Why hasn't medication worked for my depression?

Medication addresses the neurochemical dimension of depression and is genuinely helpful for many people, particularly for reducing acute symptom severity. But depression rooted in unresolved grief, trauma, or chronic relational patterns involves more than neurochemistry. Therapy addresses those dimensions directly. For many adults, the combination of medication and depth-oriented therapy produces results that neither achieves alone.

What is the difference between depression and burnout?

Burnout develops from chronic external demands exceeding a person's capacity to recover. Depression involves a broader neurobiological and psychological pattern that often persists independently of circumstances. The two frequently co-occur, complicating both diagnosis and treatment. When burnout resolves but depression remains, or when depression preceded the burnout, the underlying depressive pattern requires its own direct clinical attention.

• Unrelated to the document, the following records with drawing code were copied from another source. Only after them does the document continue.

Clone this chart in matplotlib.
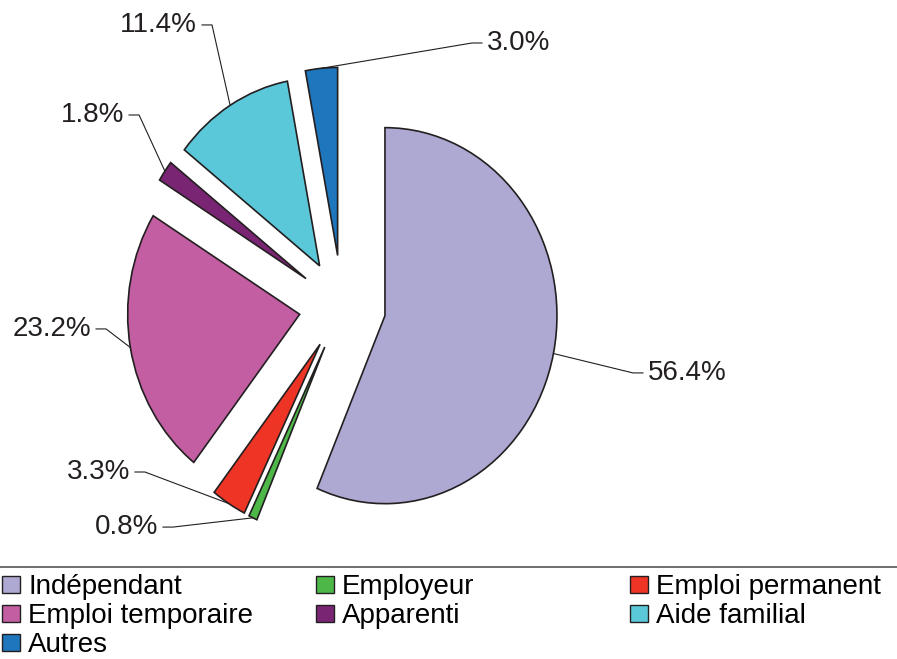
import matplotlib
matplotlib.use('Agg')
import matplotlib.pyplot as plt
from matplotlib.patches import Patch
from matplotlib.lines import Line2D
import numpy as np

plt.rcParams['font.family'] = ['Liberation Sans', 'DejaVu Sans']

# data, clockwise from 12 o'clock
categories = ['Indépendant', 'Employeur', 'Emploi permanent', 'Emploi temporaire',
              'Apparenti', 'Aide familial', 'Autres']
shares = [56.4, 0.8, 3.3, 23.2, 1.8, 11.4, 3.0]
pct_labels = ['56.4%', '0.8%', '3.3%', '23.2%', '1.8%', '11.4%', '3.0%']
colors = ['#aea9d3', '#4db848', '#ee3424', '#c35ea2', '#7a2574', '#5bc8da', '#1e76bd']
explode = [0.255, 0.24, 0.24, 0.25, 0.255, 0.25, 0.27]

# label text anchors (data units) and which side the leader comes from
label_pos = [(1.779, -0.356, 'left'), (-1.070, -1.176, 'right'), (-1.233, -0.883, 'right'),
             (-1.459, -0.122, 'right'), (-1.267, 1.016, 'right'), (-0.843, 1.495, 'right'),
             (0.843, 1.399, 'left')]

W, H = 897, 659
EDGE = '#231f20'

fig = plt.figure(figsize=(W / 100, H / 100), dpi=100)

# pie box: everything above the legend rule; pie is a bit squashed sideways
cx, cy = 342, 306      # centre, px from top-left
rx, ry = 172, 188      # radius in px
bottom = 560
ax = fig.add_axes([0, (H - bottom) / H, 1, bottom / H])
wedges, _ = ax.pie(shares, explode=explode, colors=colors, startangle=90,
                   counterclock=False,
                   wedgeprops=dict(edgecolor=EDGE, linewidth=1.2))
ax.set_aspect('auto')
ax.set_xlim(-cx / rx, (W - cx) / rx)
ax.set_ylim(-(bottom - cy) / ry, cy / ry)

gap = 5 / rx
knee = 10 / rx
for w, txt, (tx, ty, side) in zip(wedges, pct_labels, label_pos):
    mid = np.deg2rad((w.theta1 + w.theta2) / 2)
    px, py = w.center[0] + w.r * np.cos(mid), w.center[1] + w.r * np.sin(mid)
    sgn = -1 if side == 'left' else 1
    x1 = tx + sgn * gap
    x2 = x1 + sgn * knee
    ax.plot([x1, x2, px], [ty, ty, py], color=EDGE, lw=0.8)
    ax.text(tx, ty, txt, ha=side, va='center', fontsize=20, color='#231f20')

# rule above the legend
fig.add_artist(Line2D([0, 1], [1 - 567 / H] * 2, transform=fig.transFigure,
                      color='#555555', lw=1.2))

handles = [Patch(facecolor=c, edgecolor=EDGE, linewidth=1.0) for c in colors]
columns = [[0, 3, 6], [1, 4], [2, 5]]
col_x = [2, 316, 630]
for idx, x0 in zip(columns, col_x):
    fig.legend([handles[i] for i in idx], [categories[i] for i in idx],
               loc='upper left', bbox_to_anchor=(x0 / W, 1 - 574 / H),
               frameon=False, fontsize=20, handlelength=0.64, handleheight=0.56,
               handletextpad=0.3, labelspacing=0.11, borderpad=0, borderaxespad=0)

fig.savefig('out.png', dpi=100)
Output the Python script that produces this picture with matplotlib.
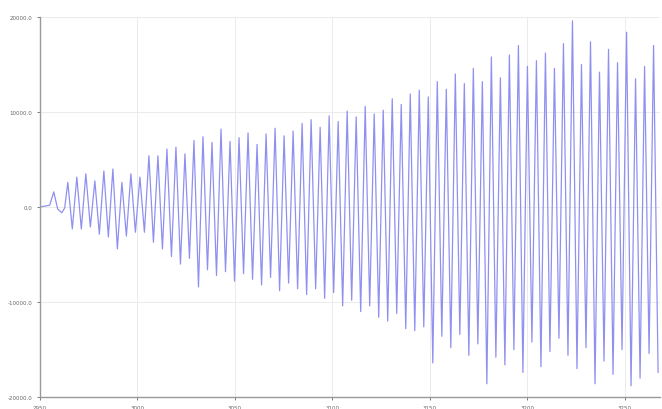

Can therapy treat depression without medication?

Yes, for many adults. Research supports several therapeutic approaches as effective for depression without medication, particularly for mild to moderate presentations. For more severe depression, therapy combined with medication is often most effective. That decision is based on your specific history and symptom severity. I do not prescribe but can discuss options and coordinate with a prescriber when it would support your care.

How long does depression therapy take?

Timelines vary based on origin, severity, and duration. Situational depression often responds within months. Chronic or recurrent depression with roots in early experience typically requires longer-term work. Most adults I work with for depression benefit from ongoing therapy rather than a time-limited course, because the patterns sustaining depression need adequate time and depth to shift in a way that holds.

Is depression always linked to trauma?

Not always, but more often than is commonly recognized. Research consistently shows significant overlap between depression and unresolved trauma, attachment disruption, and adverse childhood experiences. Many adults with chronic or recurrent depression have a trauma history that has not been addressed in prior treatment. When trauma is present, treating depression without it typically produces partial and temporary results.

What is the difference between situational and chronic depression?

Situational depression develops in response to a specific loss or stressor and often resolves as circumstances shift or are processed. Chronic depression persists across changing circumstances and is typically organized around deeper psychological patterns, relational histories, or neurobiological factors. The distinction matters for treatment because they respond to different approaches and different depths of clinical intervention.